In reality, the president’s declaration didn’t free a single slave. Nor did Lincoln wish to free a slave.

The proof of Lincoln’s feelings about this matter are revealed in a letter he wrote to Horace Greeley on Aug. 22, 1862. He said: "My paramount object in this struggle is to save the Union, and it is not either to save or destroy slavery. If I could save the Union without freeing any slave, I would do it."

In his famous 1868 debate with Stephen A. Douglas, Lincoln said: "I, as well as Judge Douglas, am in favor of the race to which I belong having the superior position." He also said: "Free them (the blacks) and make them politically and socially our equals? My own feelings will not admit of this. We cannot, then, make them equals."

Also that same year, in a speech in Springfield, Ill., Lincoln said: "What I would most desire would be the separation of the white and black races."

Lincoln once told Congress that he strongly favored colonization. This meant that he wanted to ship all black people to Africa, Central America and other parts of the world that did not include the United States.

In spite of Lincoln's personal feelings about slavery, the wheels of what was to become the Thirteenth Amendment to abolish slavery had been spinning since 1864 when proposals by Senators John B. Henderson of Missouri and Charles Sumner of Massachusetts, and Congressman James Wilson of Iowa were combined in a draft prepared by the Senate Judiciary Committee. The proposed amendment was passed by the Senate in April, 1864 but it died in the House.

To his credit, President Lincoln added the amendment to the Republican Party platform for the pending Presidential election. The House eventually passed the bill on January 31, 1865 and it was sent to the 36 existing state legislatures for ratification. By the end of that year it was declared ratified.

There were other actions by Lincoln that should have had constitutionalists of his day alarmed. Instead of honoring the Constitution, he tended to violate its doctrine. In fact, historians who have studied the man tend to brand Lincoln as a dictator.

That America was at war with itself may have helped him get away with breaking the rules and use force of arms to maintain the Union. There are a lot of similarities between Lincoln’s actions during the Civil War years, and President’s George W. Bush and Barack Obama’s actions in their own declared war against terror.

Historian James G. Randall, in his book Constitutional Problems Under Lincoln, notes that Lincoln suspended the writ of habeas corpus when he had the military arrest thousands of Northern political opponents, including dozens of newspaper editors. He closed down about 300 newspapers and censored all telegraph communication.

In addition to that, there is evidence that elections in the northern states were rigged. Anti-Lincoln voters were intimidated by federal soldiers. West Virginia was unconstitutionally divided from Virginia.

In other ugly events of the day draft protestors were literally gunned down in the street by federal troops.
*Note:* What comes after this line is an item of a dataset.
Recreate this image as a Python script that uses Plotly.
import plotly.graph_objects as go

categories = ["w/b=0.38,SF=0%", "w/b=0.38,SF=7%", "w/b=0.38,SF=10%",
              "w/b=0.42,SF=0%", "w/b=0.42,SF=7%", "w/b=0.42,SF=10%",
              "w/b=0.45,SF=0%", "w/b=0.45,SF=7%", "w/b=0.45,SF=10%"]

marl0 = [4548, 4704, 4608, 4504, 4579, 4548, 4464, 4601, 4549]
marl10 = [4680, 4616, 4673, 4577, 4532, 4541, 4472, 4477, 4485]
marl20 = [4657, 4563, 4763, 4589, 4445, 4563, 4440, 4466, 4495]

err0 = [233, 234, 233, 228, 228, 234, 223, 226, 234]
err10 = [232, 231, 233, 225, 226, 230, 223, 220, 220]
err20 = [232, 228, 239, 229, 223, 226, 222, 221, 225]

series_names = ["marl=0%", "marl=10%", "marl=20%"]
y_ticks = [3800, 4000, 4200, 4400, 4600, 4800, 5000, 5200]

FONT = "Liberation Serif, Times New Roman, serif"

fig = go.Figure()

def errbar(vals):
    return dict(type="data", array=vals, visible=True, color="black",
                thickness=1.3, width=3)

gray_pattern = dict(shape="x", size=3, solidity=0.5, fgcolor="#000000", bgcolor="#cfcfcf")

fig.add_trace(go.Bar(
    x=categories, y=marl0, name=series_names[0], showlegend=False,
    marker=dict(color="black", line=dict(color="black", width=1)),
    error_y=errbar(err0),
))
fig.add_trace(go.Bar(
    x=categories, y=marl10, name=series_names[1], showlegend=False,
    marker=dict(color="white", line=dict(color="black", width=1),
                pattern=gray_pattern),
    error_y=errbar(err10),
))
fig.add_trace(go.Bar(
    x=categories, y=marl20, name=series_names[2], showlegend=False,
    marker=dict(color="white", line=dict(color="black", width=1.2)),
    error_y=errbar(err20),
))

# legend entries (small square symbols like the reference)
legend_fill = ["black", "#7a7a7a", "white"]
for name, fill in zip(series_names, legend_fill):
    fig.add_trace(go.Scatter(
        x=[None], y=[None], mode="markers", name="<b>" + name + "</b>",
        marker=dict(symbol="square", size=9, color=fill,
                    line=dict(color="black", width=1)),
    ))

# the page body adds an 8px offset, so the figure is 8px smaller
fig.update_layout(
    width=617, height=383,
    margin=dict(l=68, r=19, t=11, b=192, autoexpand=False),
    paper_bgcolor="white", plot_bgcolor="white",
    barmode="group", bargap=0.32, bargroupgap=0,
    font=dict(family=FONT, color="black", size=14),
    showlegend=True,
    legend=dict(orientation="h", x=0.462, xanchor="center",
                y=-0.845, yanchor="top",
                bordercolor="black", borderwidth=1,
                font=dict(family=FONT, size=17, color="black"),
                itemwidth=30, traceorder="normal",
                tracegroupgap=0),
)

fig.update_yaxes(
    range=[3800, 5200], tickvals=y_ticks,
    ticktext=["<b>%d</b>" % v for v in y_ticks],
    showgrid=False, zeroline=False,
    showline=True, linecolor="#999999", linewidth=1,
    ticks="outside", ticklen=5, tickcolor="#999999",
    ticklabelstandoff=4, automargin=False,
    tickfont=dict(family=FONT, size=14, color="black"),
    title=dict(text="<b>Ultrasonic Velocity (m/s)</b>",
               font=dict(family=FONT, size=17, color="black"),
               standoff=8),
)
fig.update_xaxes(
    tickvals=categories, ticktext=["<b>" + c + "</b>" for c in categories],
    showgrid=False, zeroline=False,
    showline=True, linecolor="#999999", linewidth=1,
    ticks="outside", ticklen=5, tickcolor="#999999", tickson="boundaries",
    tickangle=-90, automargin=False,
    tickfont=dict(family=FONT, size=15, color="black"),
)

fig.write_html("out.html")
Citizens were ordered to surrender their guns. Private property was seized, all in violation of the Constitution.

All of this happened during his years in office, yet Lincoln, wo became a martyred president, has gone down in history as one of our greatest American leaders. How could this have happened?

We suspect it was because Lincoln was not afraid to do what was necessary to reunite a divided nation, even if it meant breaking the rules and using military force. That he was assassinated at the conclusion of the war helped cement his name as part of the American myth.

The Civil War forced the end of state sovereignty and established the concept of a strong central government thus changing the framework of the United States forever. The victory by the Northern States literally took away a state’s right to separate itself from the Union at will.

Not everybody sees this as a bad thing. Had I been in Lincoln’s shoes at that time, I might have chosen to follow a very similar path. He didn’t have many options.

If the Confederate Army had won that war, some historians believe the American image of Lincoln would be much different today. He and many of his top military generals might have been tried and hung in the town square as war criminals.